Don’t hunt; but don’t tell others not to

I found Radhika Upadhyaya’s viewpoint against hunting to be profoundly ignorant and wrong (Outlawing a primitive practice, 10/24/2008). Let me start off by saying that I have never hunted, nor do I plan to. However, to decry the entire sport of hunting based on many false statements is simply wrong.

Hunting is necessary and good because deer are wildly overpopulated. Because of past practices, we have eliminated the natural predators of deer. Hunting keeps herds at manageable levels that are scientifically managed by the Michigan Department of Environmental Quality. This is meant to protect the environment from an unnaturally large quantity of deer and the overgrazing that would result.

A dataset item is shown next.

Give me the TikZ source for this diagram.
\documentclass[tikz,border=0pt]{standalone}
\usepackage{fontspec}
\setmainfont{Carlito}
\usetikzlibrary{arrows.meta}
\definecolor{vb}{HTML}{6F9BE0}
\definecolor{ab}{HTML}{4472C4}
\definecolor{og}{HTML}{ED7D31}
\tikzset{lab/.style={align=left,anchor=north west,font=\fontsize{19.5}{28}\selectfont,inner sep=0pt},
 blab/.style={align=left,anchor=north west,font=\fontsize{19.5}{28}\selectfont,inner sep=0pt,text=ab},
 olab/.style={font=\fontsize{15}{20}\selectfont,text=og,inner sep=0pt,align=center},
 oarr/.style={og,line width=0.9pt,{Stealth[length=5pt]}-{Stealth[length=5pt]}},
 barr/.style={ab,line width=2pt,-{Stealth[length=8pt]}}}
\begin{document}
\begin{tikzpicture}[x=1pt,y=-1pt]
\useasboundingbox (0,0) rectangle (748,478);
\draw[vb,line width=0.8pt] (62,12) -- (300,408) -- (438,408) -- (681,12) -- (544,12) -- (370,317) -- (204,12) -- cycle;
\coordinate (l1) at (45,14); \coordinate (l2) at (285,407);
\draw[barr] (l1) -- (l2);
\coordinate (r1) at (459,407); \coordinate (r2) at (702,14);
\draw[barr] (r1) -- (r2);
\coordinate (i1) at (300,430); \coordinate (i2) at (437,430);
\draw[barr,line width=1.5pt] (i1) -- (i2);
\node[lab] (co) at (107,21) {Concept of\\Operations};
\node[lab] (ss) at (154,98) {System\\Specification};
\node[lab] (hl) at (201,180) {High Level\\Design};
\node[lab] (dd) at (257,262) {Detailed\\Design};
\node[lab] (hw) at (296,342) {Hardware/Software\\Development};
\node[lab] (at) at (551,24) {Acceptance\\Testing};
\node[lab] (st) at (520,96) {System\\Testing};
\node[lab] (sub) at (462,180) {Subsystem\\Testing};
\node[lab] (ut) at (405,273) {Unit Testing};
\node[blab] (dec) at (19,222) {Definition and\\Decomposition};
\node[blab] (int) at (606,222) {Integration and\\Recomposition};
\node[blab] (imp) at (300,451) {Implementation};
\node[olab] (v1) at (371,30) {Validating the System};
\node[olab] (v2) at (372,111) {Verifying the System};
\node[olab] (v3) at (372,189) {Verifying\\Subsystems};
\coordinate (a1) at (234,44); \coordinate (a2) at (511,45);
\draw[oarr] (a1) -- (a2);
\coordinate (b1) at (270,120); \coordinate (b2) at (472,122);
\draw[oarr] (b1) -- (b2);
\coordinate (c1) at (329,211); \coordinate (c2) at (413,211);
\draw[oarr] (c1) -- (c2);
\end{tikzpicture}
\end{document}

Also, it protects drivers.

Michigan has the second largest number of car-deer collisions, and a driver has a 1 in 78 chance of hitting a deer over the course of the year. Allowing “nature to run its course” would result in even more accidents, greater spread of disease within deer herds and irreparable damage to their habitats. Deer hunting is also a tradition dating back hundreds of years that pumps hundreds of millions of dollars into Michigan’s economy.

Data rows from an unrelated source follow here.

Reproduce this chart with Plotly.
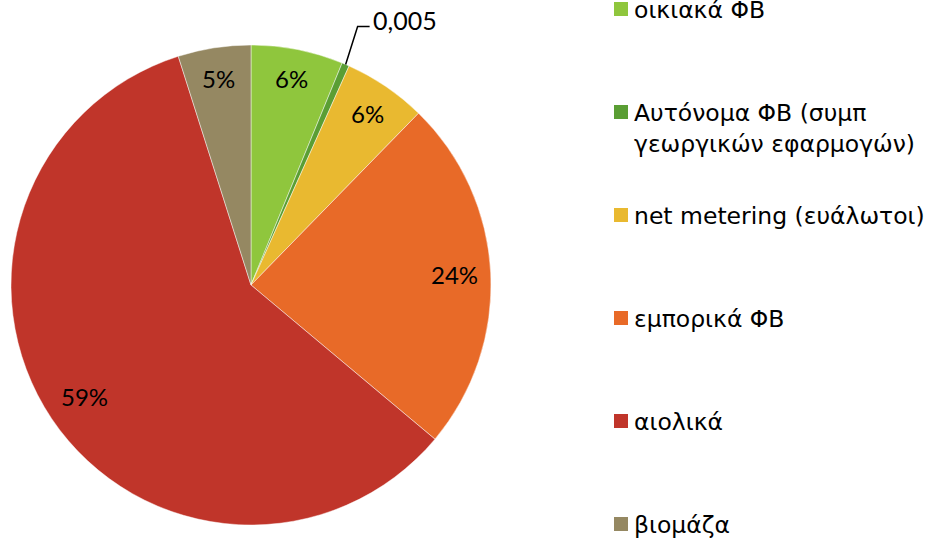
import math
import plotly.graph_objects as go

categories = ["οικιακά ΦΒ", "Αυτόνομα ΦΒ (συμπ γεωργικών εφαρμογών)", "net metering (ευάλωτοι)",
              "εμπορικά ΦΒ", "αιολικά", "βιομάζα"]
values = [6.2, 0.5, 5.6, 23.8, 59.0, 4.9]
slice_labels = ["6%", "0,005", "6%", "24%", "59%", "5%"]
legend_lines = [["οικιακά ΦΒ"], ["Αυτόνομα ΦΒ (συμπ", "γεωργικών εφαρμογών)"], ["net metering (ευάλωτοι)"],
                ["εμπορικά ΦΒ"], ["αιολικά"], ["βιομάζα"]]
colors = ["#8fc63d", "#5a9e34", "#e9b930", "#e86a28", "#c0352a", "#958862"]

W, H = 928, 539
cx, cy, R = 251, 285, 240


def px(x):
    return x / W


def py(y):
    return 1 - y / H


fig = go.Figure(go.Pie(
    labels=categories, values=values, sort=False, direction="clockwise", rotation=0,
    marker=dict(colors=colors, line=dict(color="rgba(255,255,255,0.45)", width=1)),
    textinfo="none", hoverinfo="label+value", showlegend=False,
    domain=dict(x=[px(cx - R), px(cx + R)], y=[py(cy + R), py(cy - R)]),
))

total = sum(values)
cum = 0
annotations = []
shapes = []
label_r = [0.875, 0, 0.865, 0.85, 0.835, 0.87]
for i, v in enumerate(values):
    mid = (cum + v / 2) / total * 2 * math.pi
    cum += v
    if i == 1:
        ex, ey = cx + R * math.sin(mid), cy - R * math.cos(mid)
        shapes.append(dict(type="path", xref="paper", yref="paper",
                           path=f"M {px(ex)} {py(ey)} L {px(ex + 12)} {py(ey - 38)} L {px(ex + 24)} {py(ey - 38)}",
                           line=dict(color="black", width=1.5)))
        annotations.append(dict(x=px(ex + 25), y=py(ey - 44), xref="paper", yref="paper",
                                text=slice_labels[i], showarrow=False, xanchor="left", yanchor="middle",
                                font=dict(family="Lato", size=25, color="black")))
        continue
    r = R * label_r[i]
    lx, ly = cx + r * math.sin(mid), cy - r * math.cos(mid)
    annotations.append(dict(x=px(lx), y=py(ly), xref="paper", yref="paper", text=slice_labels[i],
                            showarrow=False, xanchor="center", yanchor="middle",
                            font=dict(family="Lato", size=24, color="black")))

leg_y0, leg_step = 9, 103
for i, lines in enumerate(legend_lines):
    yc = leg_y0 + i * leg_step
    shapes.append(dict(type="rect", xref="paper", yref="paper", x0=px(614), x1=px(628),
                       y0=py(yc - 7), y1=py(yc + 7), fillcolor=colors[i], line=dict(width=0)))
    for j, t in enumerate(lines):
        annotations.append(dict(x=px(632), y=py(yc + 1 + j * 31), xref="paper", yref="paper", text=t,
                                showarrow=False, xanchor="left", yanchor="middle",
                                font=dict(family="DejaVu Sans", size=23.5, color="black")))

fig.update_layout(width=W, height=H, margin=dict(l=0, r=0, t=0, b=0),
                  paper_bgcolor="white", plot_bgcolor="white",
                  annotations=annotations, shapes=shapes)
fig.write_html("out.html", config={"displayModeBar": False},
               post_script="document.body.style.margin='0px';document.body.style.overflow='hidden';")
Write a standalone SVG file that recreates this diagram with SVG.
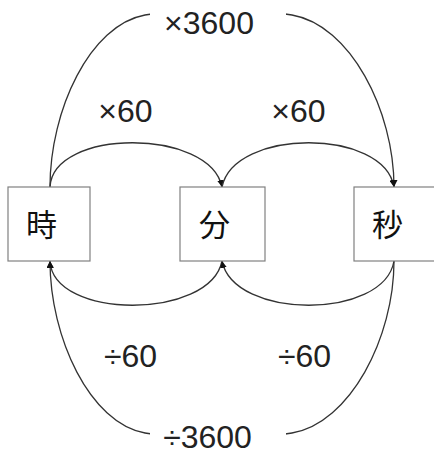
<svg xmlns="http://www.w3.org/2000/svg" width="434" height="455" viewBox="0 0 434 455">
<style>
.box{fill:#fff;stroke:#808080;stroke-width:1.2}
.edge{fill:none;stroke:#333;stroke-width:1.3;marker-end:url(#ah)}
.lbl{font-family:"Liberation Sans",Arial,sans-serif;font-size:32px;fill:#222;text-anchor:middle}
.cjk{font-family:"Noto Sans CJK JP","Noto Sans CJK SC",sans-serif;font-size:31px;fill:#111;text-anchor:middle}
.bg{fill:#fff}
</style>
<defs>
<marker id="ah" viewBox="0 0 10 10" refX="10" refY="5" markerWidth="7" markerHeight="7" markerUnits="userSpaceOnUse" orient="auto">
<path d="M0,0 L10,5 L0,10 z" fill="#111"/>
</marker>
</defs>
<rect width="434" height="455" fill="#fff"/>
<g id="connectors">
<path class="edge" d="M50,187 C53,128 210,128 222,187"/>
<path class="edge" d="M222,187 C234,128 384,128 394,187"/>
<path class="edge" d="M50,187 C50,110 90,25 145,15 C180,9 257,9 292,15 C350,25 394,110 394,187"/>
<path class="edge" d="M222,261 C210,320 53,320 50,261"/>
<path class="edge" d="M394,261 C384,320 234,320 222,261"/>
<path class="edge" d="M394,261 C394,338 350,423 292,433 C257,439 180,439 145,433 C90,423 50,338 50,261"/>
<rect class="bg" x="150" y="2" width="136" height="40"/>
<rect class="bg" x="150" y="414" width="136" height="40"/>
<text class="lbl" x="209" y="34">×3600</text>
<text class="lbl" x="125.5" y="122">×60</text>
<text class="lbl" x="298.5" y="122">×60</text>
<text class="lbl" x="130.5" y="367">÷60</text>
<text class="lbl" x="304.5" y="367">÷60</text>
<text class="lbl" x="207.5" y="448">÷3600</text>
</g>
<g id="node-hour">
<rect class="box" x="8" y="187" width="82" height="74"/>
<text class="cjk" x="41.5" y="236">時</text>
</g>
<g id="node-minute">
<rect class="box" x="180" y="187" width="85" height="74"/>
<text class="cjk" x="214.5" y="236">分</text>
</g>
<g id="node-second">
<rect class="box" x="354" y="187" width="84" height="74"/>
<text class="cjk" x="387.5" y="236">秒</text>
</g>
</svg>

The simplest solution to the author’s problems with hunting is the same one I chose: Don’t do it, but leave this necessary practice open for others.

Tom Duvall
LSA junior

Choosing the more ethical option: hunting or factory farms

I took offense to Radhika Upadhyaya’s viewpoint Friday lambasting hunting as an unethical practice ( Outlawing a primitive practice, 10/24/2008). Though I am a vegetarian, from Northern Michigan and think the killing of animals for any reason is a poor ethical choice, I take issue with people who try to distance themselves from the murder of animals.

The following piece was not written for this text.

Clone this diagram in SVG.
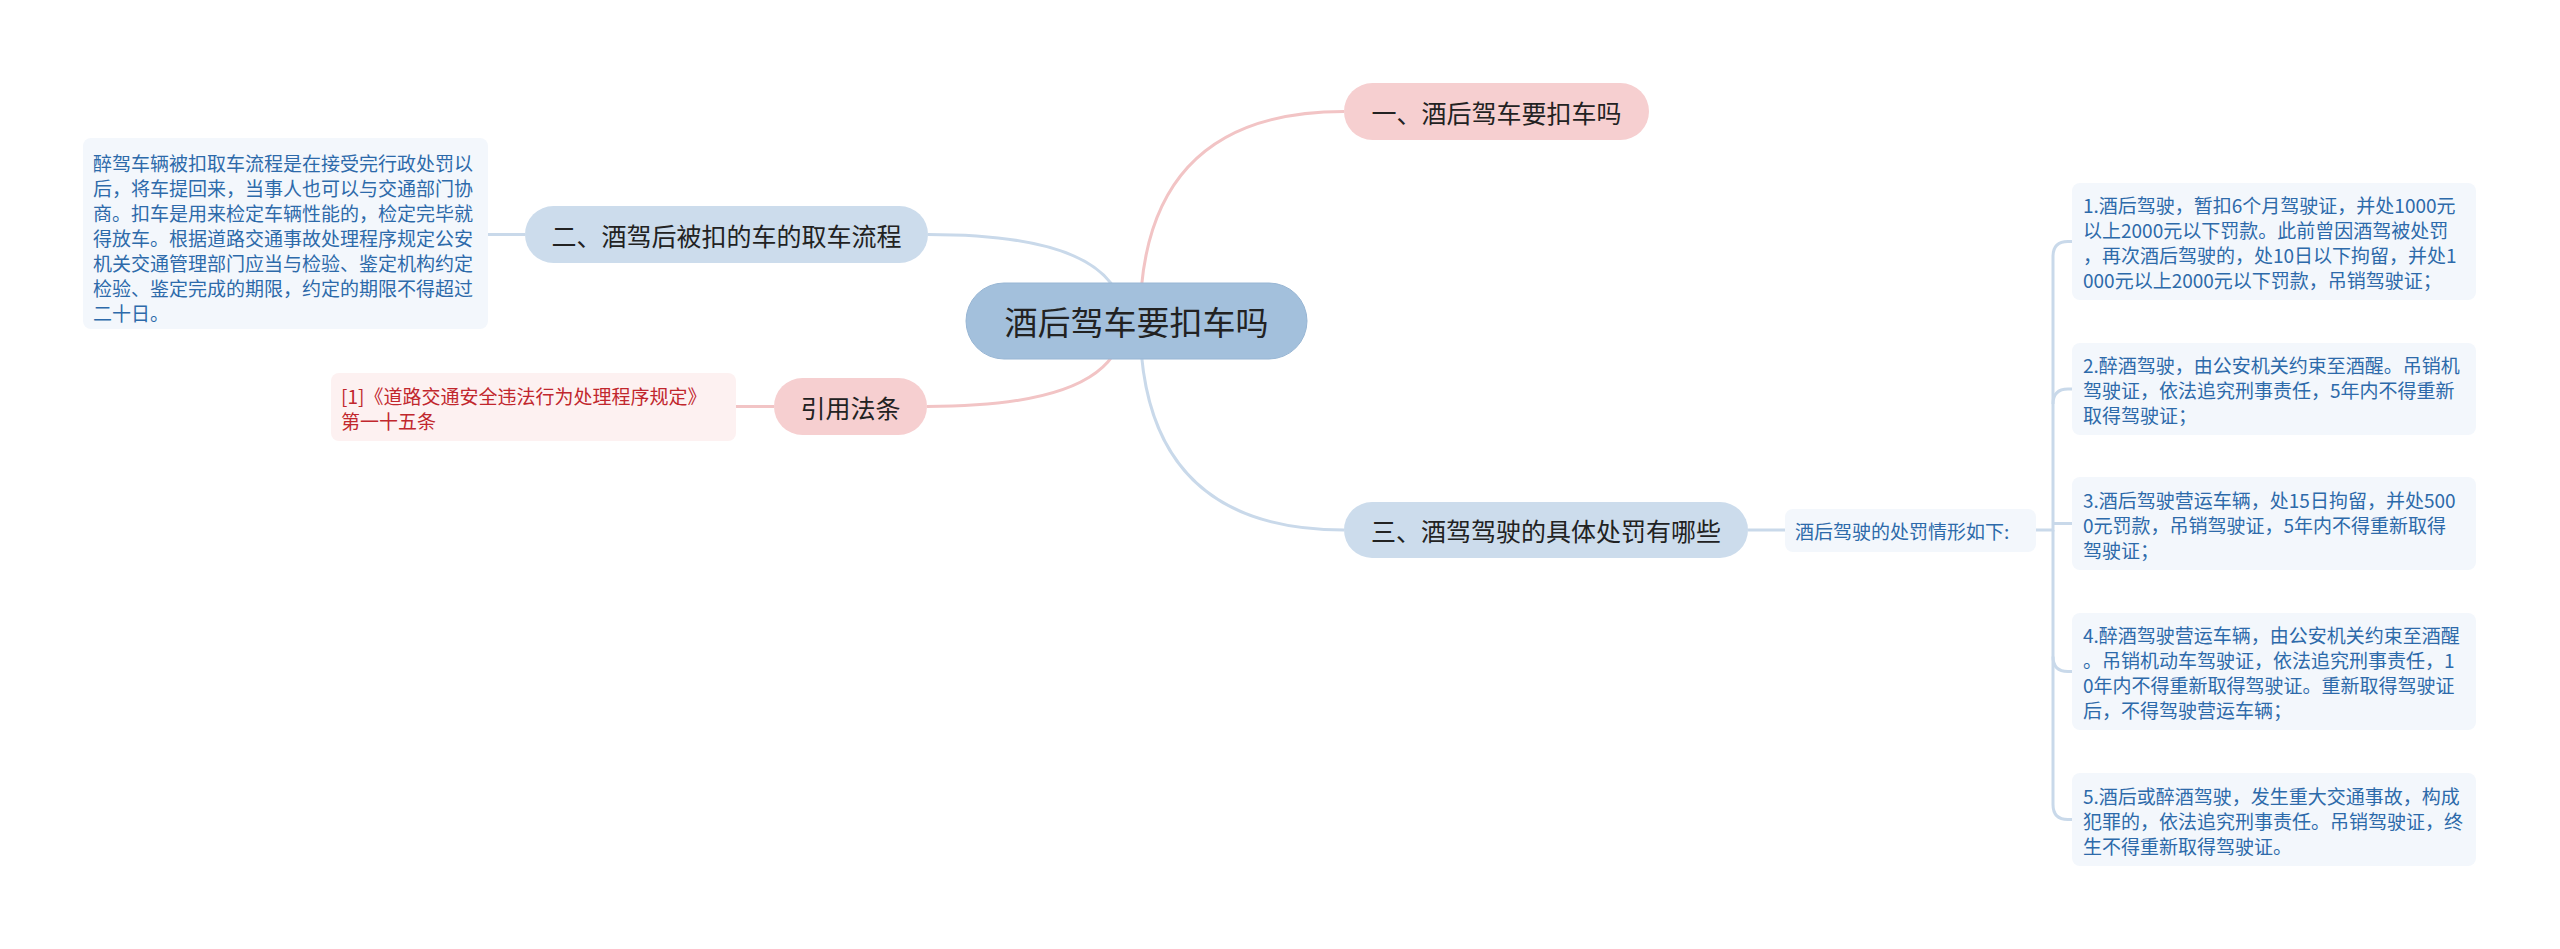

Hunting forces people to recognize the taking of the life that is necessary for the consumption of meat. In contrast, people in cities who look down on the practice make the same choice every time they order hamburgers or chicken. Saying it is no longer “imperative to survival” is an endorsement of the factory farming system that puts animals through a great deal more torture than the quick, free and random death given to only some animals by hunting.

Also, Upadhyaya’s claim that hunting is not “imperative to survival” ignores how important and useful these animals are to hunters. Though I know dozens of hunters from my hometown, I have never known one to discard of a carcass. Impoverished families can acquire meat at a very low cost by hunting (roughly $12 for 50 lbs). And for those who hunt but do not need the meat, I have always known hunters to donate the meat to programs that help feed the homeless and the undernourished throughout the winter.

In the end, people who hunt have an acute understanding that the usual methods of obtaining meat are unnatural and that hunting itself is a more direct and ethical venture. Every pound of meat acquired through hunting is a pound of meat not bought in a store, which erodes support for the proven, rampant animal exploitation in factory farms.